**Given instruction:** Repeat each line of the material below exactly as it appears, minus any pictures.

☆ ☆ ☆ ☆ ☆

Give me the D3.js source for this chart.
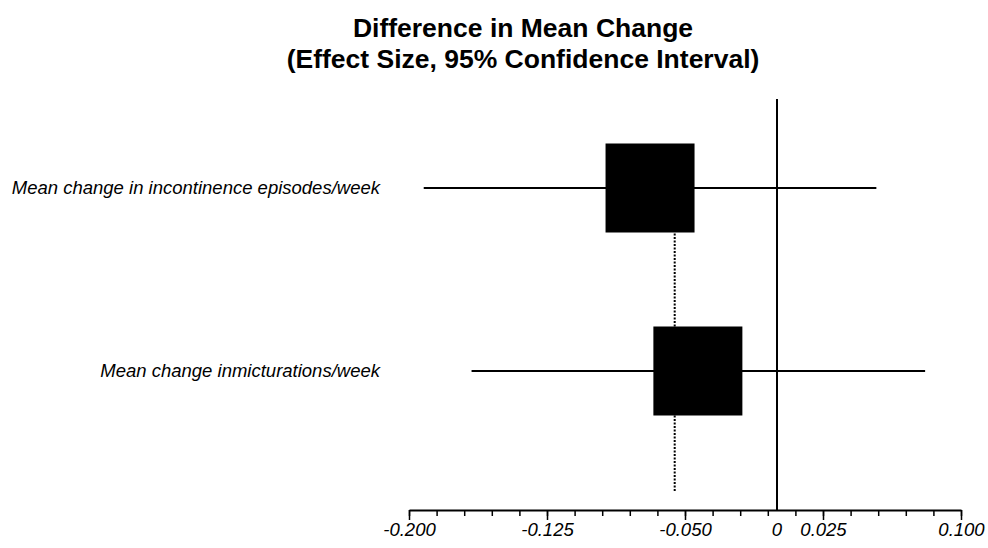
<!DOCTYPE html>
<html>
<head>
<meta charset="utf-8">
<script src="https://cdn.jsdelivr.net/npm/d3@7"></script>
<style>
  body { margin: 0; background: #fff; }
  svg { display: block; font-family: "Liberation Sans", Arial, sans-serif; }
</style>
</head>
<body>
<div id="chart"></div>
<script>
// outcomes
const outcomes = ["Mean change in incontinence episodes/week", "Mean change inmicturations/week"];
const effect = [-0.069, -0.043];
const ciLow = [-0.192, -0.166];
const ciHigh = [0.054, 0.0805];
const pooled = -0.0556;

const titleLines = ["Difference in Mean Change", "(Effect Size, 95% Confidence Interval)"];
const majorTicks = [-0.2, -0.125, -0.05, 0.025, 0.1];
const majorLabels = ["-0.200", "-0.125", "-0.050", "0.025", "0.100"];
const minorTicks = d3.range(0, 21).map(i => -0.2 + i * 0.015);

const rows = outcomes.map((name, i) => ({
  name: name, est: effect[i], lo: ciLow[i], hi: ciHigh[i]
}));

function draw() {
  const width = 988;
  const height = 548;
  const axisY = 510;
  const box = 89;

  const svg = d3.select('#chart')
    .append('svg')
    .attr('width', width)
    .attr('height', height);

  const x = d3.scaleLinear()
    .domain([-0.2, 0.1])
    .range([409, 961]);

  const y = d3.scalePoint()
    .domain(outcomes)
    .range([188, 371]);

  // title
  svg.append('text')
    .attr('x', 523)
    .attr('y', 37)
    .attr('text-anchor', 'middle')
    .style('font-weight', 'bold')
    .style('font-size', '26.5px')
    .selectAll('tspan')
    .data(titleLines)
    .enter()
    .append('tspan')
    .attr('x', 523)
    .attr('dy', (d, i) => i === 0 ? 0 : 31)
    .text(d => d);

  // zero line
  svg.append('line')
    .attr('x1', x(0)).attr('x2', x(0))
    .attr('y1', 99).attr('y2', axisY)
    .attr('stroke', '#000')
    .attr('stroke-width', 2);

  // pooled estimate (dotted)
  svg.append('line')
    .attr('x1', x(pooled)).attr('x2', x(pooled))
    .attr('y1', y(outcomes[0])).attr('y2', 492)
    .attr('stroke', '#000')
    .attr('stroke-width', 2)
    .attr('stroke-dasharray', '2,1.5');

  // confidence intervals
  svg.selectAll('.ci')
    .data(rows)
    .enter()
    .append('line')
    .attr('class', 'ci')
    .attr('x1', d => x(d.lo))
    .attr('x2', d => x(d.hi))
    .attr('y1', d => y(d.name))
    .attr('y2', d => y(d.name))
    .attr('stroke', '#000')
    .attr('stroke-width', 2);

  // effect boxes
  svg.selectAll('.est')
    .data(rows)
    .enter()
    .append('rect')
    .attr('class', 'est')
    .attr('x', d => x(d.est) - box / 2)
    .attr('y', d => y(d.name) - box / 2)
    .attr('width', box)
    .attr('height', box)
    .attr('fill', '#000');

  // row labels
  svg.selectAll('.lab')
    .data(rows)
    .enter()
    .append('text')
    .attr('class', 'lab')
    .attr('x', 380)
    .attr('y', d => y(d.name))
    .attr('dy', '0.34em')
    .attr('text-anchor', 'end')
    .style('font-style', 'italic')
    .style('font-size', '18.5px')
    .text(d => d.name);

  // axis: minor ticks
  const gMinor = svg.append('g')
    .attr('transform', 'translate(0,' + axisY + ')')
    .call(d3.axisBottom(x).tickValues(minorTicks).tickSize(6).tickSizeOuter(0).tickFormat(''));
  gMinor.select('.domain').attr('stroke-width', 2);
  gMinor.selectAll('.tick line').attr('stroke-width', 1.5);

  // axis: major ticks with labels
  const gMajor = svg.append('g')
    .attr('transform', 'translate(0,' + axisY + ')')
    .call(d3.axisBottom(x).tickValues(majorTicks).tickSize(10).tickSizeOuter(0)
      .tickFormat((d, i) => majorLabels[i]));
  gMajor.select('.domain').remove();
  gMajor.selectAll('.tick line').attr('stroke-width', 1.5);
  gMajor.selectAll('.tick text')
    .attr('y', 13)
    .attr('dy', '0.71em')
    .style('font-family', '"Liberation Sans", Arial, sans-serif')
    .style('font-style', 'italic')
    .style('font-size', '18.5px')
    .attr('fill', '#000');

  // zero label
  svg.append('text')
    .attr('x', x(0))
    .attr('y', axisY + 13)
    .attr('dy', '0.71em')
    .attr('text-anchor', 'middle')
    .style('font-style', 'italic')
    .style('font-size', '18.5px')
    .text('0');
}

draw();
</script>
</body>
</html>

☆ ☆ ☆ ☆ ☆

**Correct response:**
Give me the D3.js source for this chart.
<!DOCTYPE html>
<html>
<head>
<meta charset="utf-8">
<script src="https://cdn.jsdelivr.net/npm/d3@7"></script>
<style>
  body { margin: 0; background: #fff; }
  svg { display: block; font-family: "Liberation Sans", Arial, sans-serif; }
</style>
</head>
<body>
<div id="chart"></div>
<script>
// outcomes
const outcomes = ["Mean change in incontinence episodes/week", "Mean change inmicturations/week"];
const effect = [-0.069, -0.043];
const ciLow = [-0.192, -0.166];
const ciHigh = [0.054, 0.0805];
const pooled = -0.0556;

const titleLines = ["Difference in Mean Change", "(Effect Size, 95% Confidence Interval)"];
const majorTicks = [-0.2, -0.125, -0.05, 0.025, 0.1];
const majorLabels = ["-0.200", "-0.125", "-0.050", "0.025", "0.100"];
const minorTicks = d3.range(0, 21).map(i => -0.2 + i * 0.015);

const rows = outcomes.map((name, i) => ({
  name: name, est: effect[i], lo: ciLow[i], hi: ciHigh[i]
}));

function draw() {
  const width = 988;
  const height = 548;
  const axisY = 510;
  const box = 89;

  const svg = d3.select('#chart')
    .append('svg')
    .attr('width', width)
    .attr('height', height);

  const x = d3.scaleLinear()
    .domain([-0.2, 0.1])
    .range([409, 961]);

  const y = d3.scalePoint()
    .domain(outcomes)
    .range([188, 371]);

  // title
  svg.append('text')
    .attr('x', 523)
    .attr('y', 37)
    .attr('text-anchor', 'middle')
    .style('font-weight', 'bold')
    .style('font-size', '26.5px')
    .selectAll('tspan')
    .data(titleLines)
    .enter()
    .append('tspan')
    .attr('x', 523)
    .attr('dy', (d, i) => i === 0 ? 0 : 31)
    .text(d => d);

  // zero line
  svg.append('line')
    .attr('x1', x(0)).attr('x2', x(0))
    .attr('y1', 99).attr('y2', axisY)
    .attr('stroke', '#000')
    .attr('stroke-width', 2);

  // pooled estimate (dotted)
  svg.append('line')
    .attr('x1', x(pooled)).attr('x2', x(pooled))
    .attr('y1', y(outcomes[0])).attr('y2', 492)
    .attr('stroke', '#000')
    .attr('stroke-width', 2)
    .attr('stroke-dasharray', '2,1.5');

  // confidence intervals
  svg.selectAll('.ci')
    .data(rows)
    .enter()
    .append('line')
    .attr('class', 'ci')
    .attr('x1', d => x(d.lo))
    .attr('x2', d => x(d.hi))
    .attr('y1', d => y(d.name))
    .attr('y2', d => y(d.name))
    .attr('stroke', '#000')
    .attr('stroke-width', 2);

  // effect boxes
  svg.selectAll('.est')
    .data(rows)
    .enter()
    .append('rect')
    .attr('class', 'est')
    .attr('x', d => x(d.est) - box / 2)
    .attr('y', d => y(d.name) - box / 2)
    .attr('width', box)
    .attr('height', box)
    .attr('fill', '#000');

  // row labels
  svg.selectAll('.lab')
    .data(rows)
    .enter()
    .append('text')
    .attr('class', 'lab')
    .attr('x', 380)
    .attr('y', d => y(d.name))
    .attr('dy', '0.34em')
    .attr('text-anchor', 'end')
    .style('font-style', 'italic')
    .style('font-size', '18.5px')
    .text(d => d.name);

  // axis: minor ticks
  const gMinor = svg.append('g')
    .attr('transform', 'translate(0,' + axisY + ')')
    .call(d3.axisBottom(x).tickValues(minorTicks).tickSize(6).tickSizeOuter(0).tickFormat(''));
  gMinor.select('.domain').attr('stroke-width', 2);
  gMinor.selectAll('.tick line').attr('stroke-width', 1.5);

  // axis: major ticks with labels
  const gMajor = svg.append('g')
    .attr('transform', 'translate(0,' + axisY + ')')
    .call(d3.axisBottom(x).tickValues(majorTicks).tickSize(10).tickSizeOuter(0)
      .tickFormat((d, i) => majorLabels[i]));
  gMajor.select('.domain').remove();
  gMajor.selectAll('.tick line').attr('stroke-width', 1.5);
  gMajor.selectAll('.tick text')
    .attr('y', 13)
    .attr('dy', '0.71em')
    .style('font-family', '"Liberation Sans", Arial, sans-serif')
    .style('font-style', 'italic')
    .style('font-size', '18.5px')
    .attr('fill', '#000');

  // zero label
  svg.append('text')
    .attr('x', x(0))
    .attr('y', axisY + 13)
    .attr('dy', '0.71em')
    .attr('text-anchor', 'middle')
    .style('font-style', 'italic')
    .style('font-size', '18.5px')
    .text('0');
}

draw();
</script>
</body>
</html>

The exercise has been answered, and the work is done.